Eglises d'Asie

A Dacca, une explosion, probablement d’origine criminelle, dans un immeuble appartenant à une famille chrétienne provoque des craintes au sein de la petite communauté chrétienne du pays

Publié le 18/03/2010




Le 17 septembre dernier, peu avant minuit, une forte explosion a dévasté un immeuble d’habitations situé à Luxmibazar, quartier de la vieille ville de Dacca. Six personnes ont été blessées et l’une d’elle, le gardien de l’immeuble, un musulman, est mort de ses blessures deux jours plus tard. Selon la police, l’explosion trouve son origine dans une fuite de gaz. Selon des fonctionnaires de la municipalité et des sources au sein de l’Eglise catholique locale, ce sont des racketteurs cherchant à faire pression sur la petite minorité chrétienne de la ville qui sont derrière l’explosion.

L’immeuble visé appartient en effet à une famille catholique, les Gomes. Une partie des appartements de l’immeuble était occupée par des membres de cette famille et le reste était loué, principalement à des familles hindoues. Selon le P. Elias Palma, curé de la paroisse de la Sainte-Croix à Luxmibazar, ces derniers temps, des « santrashi » – ou racketteurs – menaçaient la famille Gomes. « A deux occasions, la famille a cédé à leurs demandes et payé 80 000 taka (1 600 euros). Ils ont continué et demandaient plus. Le 5 septembre, ils ont appelé pour exiger d’être payés une nouvelle fois. Le 7 septembre, toujours au téléphone, ils ont dit que la famille Gomes allait « voir » ce qui allait se passer pour avoir refusé de verser plus d’argent raconte le P. Palma qui ajoute que, ces dernières années, plusieurs familles chrétiennes ont vendu leurs biens immobiliers et quitté la région pour échapper aux « santrashi » et à leurs extorsions de fonds ou « chanda ». Depuis le début de l’année, trois des quinze familles de la paroisse qui possèdent des biens immobiliers ont tout vendu et sont partis s’établir à l’étranger, précise encore le prêtre qui craint que ce nouvel incident n’incite de nouveaux propriétaires à émigrer si rien ne change. Pour éviter de voir leurs biens détruits, les chrétiens propriétaires doivent soit céder aux racketteurs soit se placer sous la protection, rarement désintéressée, de politiciens locaux. Pour l’heure, les Gomes vivent « dans la peur a-t-il conclu.

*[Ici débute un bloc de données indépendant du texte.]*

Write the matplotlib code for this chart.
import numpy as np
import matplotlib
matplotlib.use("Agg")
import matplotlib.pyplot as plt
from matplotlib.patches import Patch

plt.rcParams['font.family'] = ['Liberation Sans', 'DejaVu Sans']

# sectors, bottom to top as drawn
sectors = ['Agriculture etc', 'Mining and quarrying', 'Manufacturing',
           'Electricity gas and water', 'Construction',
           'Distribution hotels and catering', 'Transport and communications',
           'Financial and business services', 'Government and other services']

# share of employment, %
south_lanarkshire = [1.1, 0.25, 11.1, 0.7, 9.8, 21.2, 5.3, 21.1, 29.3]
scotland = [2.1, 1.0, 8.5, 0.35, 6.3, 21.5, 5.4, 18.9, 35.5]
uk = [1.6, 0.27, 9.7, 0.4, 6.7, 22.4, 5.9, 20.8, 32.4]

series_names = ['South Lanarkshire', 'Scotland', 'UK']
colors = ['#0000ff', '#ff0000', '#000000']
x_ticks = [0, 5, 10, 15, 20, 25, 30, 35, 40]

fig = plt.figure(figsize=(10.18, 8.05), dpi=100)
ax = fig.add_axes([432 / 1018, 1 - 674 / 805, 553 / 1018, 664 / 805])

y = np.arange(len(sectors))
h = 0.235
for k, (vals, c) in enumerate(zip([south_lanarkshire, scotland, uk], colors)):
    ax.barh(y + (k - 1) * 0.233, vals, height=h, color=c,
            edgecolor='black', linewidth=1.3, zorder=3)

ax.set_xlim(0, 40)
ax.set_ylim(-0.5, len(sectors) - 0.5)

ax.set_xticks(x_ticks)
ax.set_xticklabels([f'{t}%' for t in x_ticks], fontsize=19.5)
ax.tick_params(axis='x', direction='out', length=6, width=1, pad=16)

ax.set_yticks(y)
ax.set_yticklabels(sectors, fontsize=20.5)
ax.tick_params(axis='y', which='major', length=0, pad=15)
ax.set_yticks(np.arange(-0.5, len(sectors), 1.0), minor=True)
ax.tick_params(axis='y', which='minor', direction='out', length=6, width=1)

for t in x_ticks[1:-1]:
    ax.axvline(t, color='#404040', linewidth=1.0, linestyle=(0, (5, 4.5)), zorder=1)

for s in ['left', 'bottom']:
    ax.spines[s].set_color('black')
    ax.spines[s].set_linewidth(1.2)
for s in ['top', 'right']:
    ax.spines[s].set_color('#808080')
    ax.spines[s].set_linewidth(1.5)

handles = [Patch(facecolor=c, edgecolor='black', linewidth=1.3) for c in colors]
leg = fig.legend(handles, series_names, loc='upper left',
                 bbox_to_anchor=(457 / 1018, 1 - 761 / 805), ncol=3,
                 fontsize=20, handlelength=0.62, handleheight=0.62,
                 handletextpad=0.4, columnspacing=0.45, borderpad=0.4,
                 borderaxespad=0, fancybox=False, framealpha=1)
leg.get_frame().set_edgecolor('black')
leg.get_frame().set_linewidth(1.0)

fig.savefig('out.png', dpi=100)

Le 19 septembre, Mgr Michael Rozario, archevêque de Dacca, s’est rendu sur les lieux de l’incident pour apporter son soutien à la famille Gomes, qui a dû trouver à se loger ailleurs étant donné l’étendue des dégâts provoqués par l’explosion. La veille, Mgr Paul Tschang In-Nam, nonce apostolique au Bangladesh, avait fait de même, exprimant le souhait que les chrétiens du pays puissent vivre au Bangladesh au même titre que les musulmans, les hindous et les bouddhistes – « pas plus, pas moins ».

L’explosion de Luxmibazar est la neuvième qui se produit dans le pays depuis le début de l’année 2004. Apparemment sans liens entre elles, ces explosions, provoquées par des bombes ou des grenades, se sont produites dans tout le pays, à Dacca, la capitale, mais aussi dans le nord-est, le sud-est et le sud-ouest. Vingt-neuf personnes y ont trouvé la mort, 265 autres ont été blessées. Aucune n’a été revendiquée. Selon la presse locale, les commanditaires de ces attentats sont à chercher du côté de l’extorsion de fonds ou de règlements de comptes politiques.

Peuplé de 130 millions d’habitants, le Bangladesh est un des quatre plus grands pays musulmans du monde, 87 % de sa population se réclamant de l’islam. Les hindous forment une forte minorité de 12 % de la population, les chrétiens (0,3 %) et les bouddhistes (0,6 %) constituent de très modestes minorités.